Rousseff also is expected to make proposals on Internet privacy to the United Nations.
In other words, the NSA’s desire to gather information could cost average Americans good-paying jobs as software designers or engineers. It could also severely damage the economy because each high-paying technology job supports several other jobs in the community.
“Brazil intends to increase its independent Internet connections with other countries,” Rousseff’s office told AP.
Her office said there is a “common understanding” between Brazil and the European Union on Internet privacy, and said “negotiations are underway in South America for the deployment of land connections between all nations.”
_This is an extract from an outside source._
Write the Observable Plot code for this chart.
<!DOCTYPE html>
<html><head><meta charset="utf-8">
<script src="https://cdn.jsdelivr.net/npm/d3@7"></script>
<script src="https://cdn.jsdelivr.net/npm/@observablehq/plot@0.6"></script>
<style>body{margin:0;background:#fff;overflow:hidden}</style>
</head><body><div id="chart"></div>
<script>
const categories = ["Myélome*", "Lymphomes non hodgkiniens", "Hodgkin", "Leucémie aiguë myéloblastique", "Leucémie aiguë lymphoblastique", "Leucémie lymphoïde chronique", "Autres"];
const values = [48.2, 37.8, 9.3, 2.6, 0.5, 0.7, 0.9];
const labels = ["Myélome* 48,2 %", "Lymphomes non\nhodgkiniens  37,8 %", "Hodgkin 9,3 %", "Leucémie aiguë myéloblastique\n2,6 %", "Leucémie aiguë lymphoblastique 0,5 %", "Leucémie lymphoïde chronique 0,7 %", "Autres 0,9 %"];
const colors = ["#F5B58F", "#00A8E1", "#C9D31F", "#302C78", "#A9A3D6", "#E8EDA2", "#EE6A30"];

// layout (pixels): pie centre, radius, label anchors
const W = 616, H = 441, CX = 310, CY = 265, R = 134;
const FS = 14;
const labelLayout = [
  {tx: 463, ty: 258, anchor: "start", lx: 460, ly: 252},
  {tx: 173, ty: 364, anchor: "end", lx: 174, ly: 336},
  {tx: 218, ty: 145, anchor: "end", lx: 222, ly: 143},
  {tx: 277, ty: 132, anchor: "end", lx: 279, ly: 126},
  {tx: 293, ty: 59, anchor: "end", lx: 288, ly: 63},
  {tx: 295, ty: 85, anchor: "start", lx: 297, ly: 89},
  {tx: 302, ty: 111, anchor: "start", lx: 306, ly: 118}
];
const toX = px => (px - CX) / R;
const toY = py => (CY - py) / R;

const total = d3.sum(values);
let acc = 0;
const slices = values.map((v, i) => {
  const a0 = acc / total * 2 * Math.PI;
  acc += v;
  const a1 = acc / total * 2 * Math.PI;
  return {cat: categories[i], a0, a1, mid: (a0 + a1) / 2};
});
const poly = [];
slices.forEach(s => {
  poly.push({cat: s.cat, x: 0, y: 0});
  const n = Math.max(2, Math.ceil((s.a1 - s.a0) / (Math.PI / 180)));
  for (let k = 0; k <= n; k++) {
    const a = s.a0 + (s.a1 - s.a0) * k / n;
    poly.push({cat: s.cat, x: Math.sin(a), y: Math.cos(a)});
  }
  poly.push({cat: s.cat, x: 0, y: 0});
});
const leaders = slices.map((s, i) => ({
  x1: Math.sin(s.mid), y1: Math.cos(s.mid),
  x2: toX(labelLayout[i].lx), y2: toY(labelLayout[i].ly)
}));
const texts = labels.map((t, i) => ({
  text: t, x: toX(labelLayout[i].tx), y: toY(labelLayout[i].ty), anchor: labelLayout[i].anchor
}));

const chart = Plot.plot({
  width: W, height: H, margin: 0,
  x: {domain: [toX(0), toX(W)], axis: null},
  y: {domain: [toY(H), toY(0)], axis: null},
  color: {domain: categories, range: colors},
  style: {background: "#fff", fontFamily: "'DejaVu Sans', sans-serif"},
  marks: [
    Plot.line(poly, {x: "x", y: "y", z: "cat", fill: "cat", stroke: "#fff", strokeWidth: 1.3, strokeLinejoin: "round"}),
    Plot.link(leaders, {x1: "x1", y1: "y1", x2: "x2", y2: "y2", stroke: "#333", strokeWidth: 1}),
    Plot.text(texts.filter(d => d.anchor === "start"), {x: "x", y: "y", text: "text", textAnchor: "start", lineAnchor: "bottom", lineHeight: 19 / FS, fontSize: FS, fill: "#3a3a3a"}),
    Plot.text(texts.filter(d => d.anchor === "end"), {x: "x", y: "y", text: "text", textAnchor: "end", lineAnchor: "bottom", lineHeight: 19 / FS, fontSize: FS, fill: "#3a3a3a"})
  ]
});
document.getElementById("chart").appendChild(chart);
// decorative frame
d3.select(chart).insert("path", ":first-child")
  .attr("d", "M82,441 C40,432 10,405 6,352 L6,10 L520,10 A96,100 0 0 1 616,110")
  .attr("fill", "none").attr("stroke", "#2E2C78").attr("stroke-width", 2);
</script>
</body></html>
NSA Spying Could Cost USA Cloud Computing Industry $22 to $35 Billion
“The global backlash is only beginning and will get far more severe in coming months,” Sascha Meinrath told the Associated Press. Meinrath is director of the Open Technology Institute at the New America Foundation a Washington Think Tank. Meinrath thinks that other nations will follow Brazil’s lead.
“The U.S. cloud computing industry stands to lose $22 to $35 billion over the next three years as a result of the recent revelations about the NSA’s electronic surveillance programs,” Daniel Castro wrote in a recent report for the Information Technology and Innovation Foundation. Cloud computing refers to the use of data storage and other applications that are shared over many computers, hence the term cloud.
In his report, Castro noted that 56 percent of non-Americans surveyed by the Cloud Security Alliance admitted they would be less likely to use a U.S.-made cloud computing solution because of NSA surveillance. The same survey discovered that 10 percent of non-Americans said they had cancelled a project with a U.S. cloud-computing company because of the surveillance revelations.
In other words, the NSA surveillance could cost just one segment of America’s technology industry $35 billion by 2016. That’s money that a country just coming out of a serious economic downturn cannot afford to lose.